Celia Hempton (b. 1981, Stroud, UK; lives and works in London) works across painting, performance, and installation. Her work challenges historical genres of the nude, portrait, and landscape by exploring themes of human interference, displacement, and control through depictions of buildings and bodies drawn from life and live webcam streams.
Marisa Merz (1926–2019, Italy) was a key figure associated with Arte Povera. Working with materials such as copper wire, wax, clay, textiles and paper, she created an intimate and poetic body of work that explored domestic space, material fragility, the body and everyday life.
Ohad Meromi (b. 1967, Kibbutz Mizra, Israel; lives and works in Brooklyn) works across sculpture, installation, drawing and performance, combining modernist forms with references to craft, design and communal structures. His work investigates collective identity, participation and the social dimensions of everyday life.

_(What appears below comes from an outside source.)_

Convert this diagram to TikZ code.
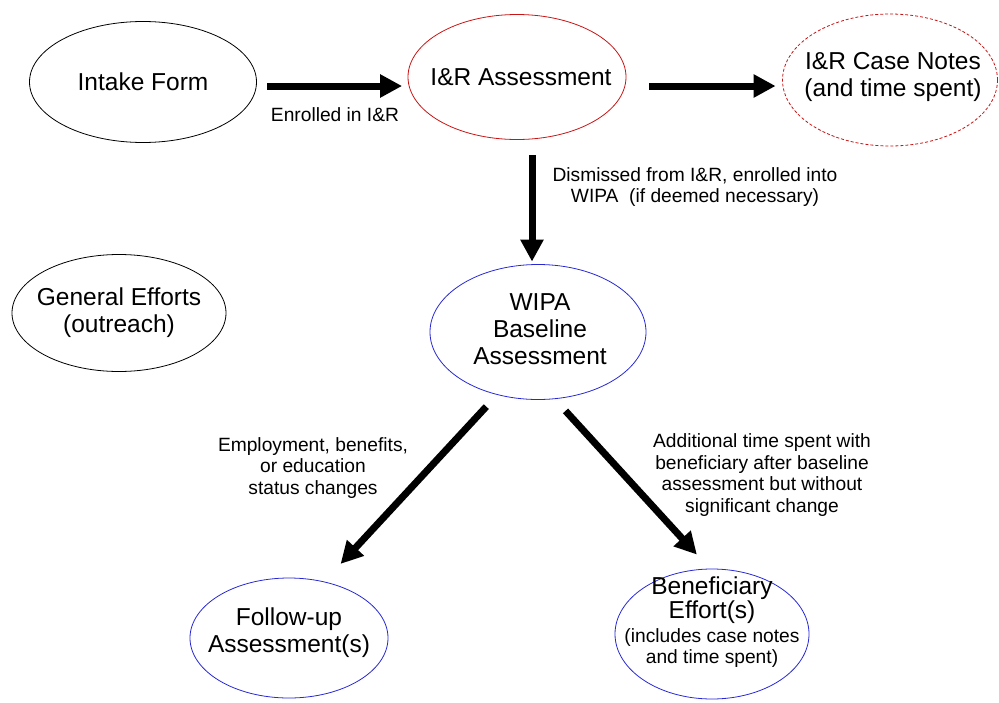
\documentclass[tikz,border=0pt]{standalone}
\usepackage{fontspec}
\setmainfont{Liberation Sans}
\usetikzlibrary{arrows.meta,shapes.geometric}
\definecolor{irred}{RGB}{200,20,20}
\definecolor{wblue}{RGB}{40,40,210}
\begin{document}
\begin{tikzpicture}[x=1pt,y=-1pt,
  oval/.style={ellipse, draw, line width=0.8pt, inner sep=0pt},
  big/.style={font=\fontsize{24.5}{27}\selectfont, align=center, inner sep=0pt},
  lab/.style={font=\fontsize{19.2}{21.5}\selectfont, align=center, inner sep=0pt},
  arr/.style={line width=7pt, -{Triangle[length=22pt,width=22pt]}},
  every label/.style={big}]
\useasboundingbox (0,0) rectangle (999,702);

\node[oval, minimum width=227pt, minimum height=121pt,
  label={center:{Intake Form}}] (intake) at (143,82) {};
\node[oval, draw=irred, minimum width=218pt, minimum height=125pt,
  label={[xshift=4pt]center:{I\&R Assessment}}] (ir) at (517,77) {};
\node[oval, draw=irred, dash pattern=on 3pt off 2pt, minimum width=215pt, minimum height=132pt,
  label={[xshift=3pt,yshift=3pt]center:{I\&R Case Notes\\(and time spent)}}] (notes) at (890,80) {};
\node[oval, minimum width=214pt, minimum height=117pt,
  label={center:{General Efforts\\(outreach)}}] (general) at (119,313) {};
\node[oval, draw=wblue, minimum width=216pt, minimum height=135pt,
  label={[xshift=2pt,yshift=3pt]center:{WIPA\\Baseline\\Assessment}}] (wipa) at (538,332) {};
\node[oval, draw=wblue, minimum width=198pt, minimum height=120pt,
  label={[yshift=5pt]center:{Follow-up\\Assessment(s)}}] (follow) at (289,638) {};
\node[oval, draw=wblue, minimum width=194pt, minimum height=130pt,
  label={[yshift=12pt]center:{Beneficiary\\[-3pt]Effort(s)\\[-3pt]{\fontsize{19.2}{21.5}\selectfont(includes case notes}\\[-6pt]{\fontsize{19.2}{21.5}\selectfont and time spent)}}}] (ben) at (712,634) {};

\draw[arr, shorten <=10.5pt, shorten >=5.5pt] ([yshift=-4pt]intake.east) -- ([yshift=-9pt]ir.west);
\draw[arr, shorten <=23pt, shorten >=6.5pt] ([yshift=-9pt]ir.east) -- ([yshift=-6pt]notes.west);
\draw[arr, shorten <=15.5pt, shorten >=2.5pt] ([xshift=15pt]ir.south) -- ([xshift=-6pt]wipa.north);
\draw[arr, shorten <=16pt, shorten >=24pt] (wipa.237) -- (follow.58.6);
\draw[arr, shorten <=16pt, shorten >=19pt] (wipa.284) -- (ben.92);

\node[lab] (l1) at (335,115) {Enrolled in I\&R};
\node[lab] (l2) at (695,187) {Dismissed from I\&R, enrolled into\\WIPA~ (if deemed necessary)};
\node[lab] (l3) at (313,468) {Employment, benefits,\\or education\\status changes};
\node[lab] (l4) at (762,475) {Additional time spent with\\beneficiary after baseline\\assessment but without\\significant change};
\end{tikzpicture}
\end{document}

Pablo Picasso (1881–1973, Spain) was one of the most influential artists of the twentieth century. Working across painting, sculpture, drawing, printmaking and ceramics, he transformed the representation of the body through constant formal experimentation, from Cubism to later works centred on myth, desire and transformation.
Daniel Silver (b. 1972, England) makes sculpture that investigates the psychological and physical condition of the human figure through fragmented forms and immersive installations. Drawing on antiquity, archaeology, modernism, and Freudian theory, his work explores memory, identity and the unconscious.
Elinor Stanley (b. 1992, London) uses painting to amplify and heighten psychological experience; the figurative focus of a painting shifts as a confused eye might. Colour is pitched at a high frequency, huge heads swim, perspective lurches, bodies repeat.
Sandra Vásquez de la Horra (b. 1967, Chile) works primarily in drawing, sculpture and printmaking, creating enigmatic figures and dreamlike narratives that draw on personal experience, mythology, religion and psychoanalytic thought. Her distinctive wax-coated drawings combine the intimate, the fantastical and the unsettling.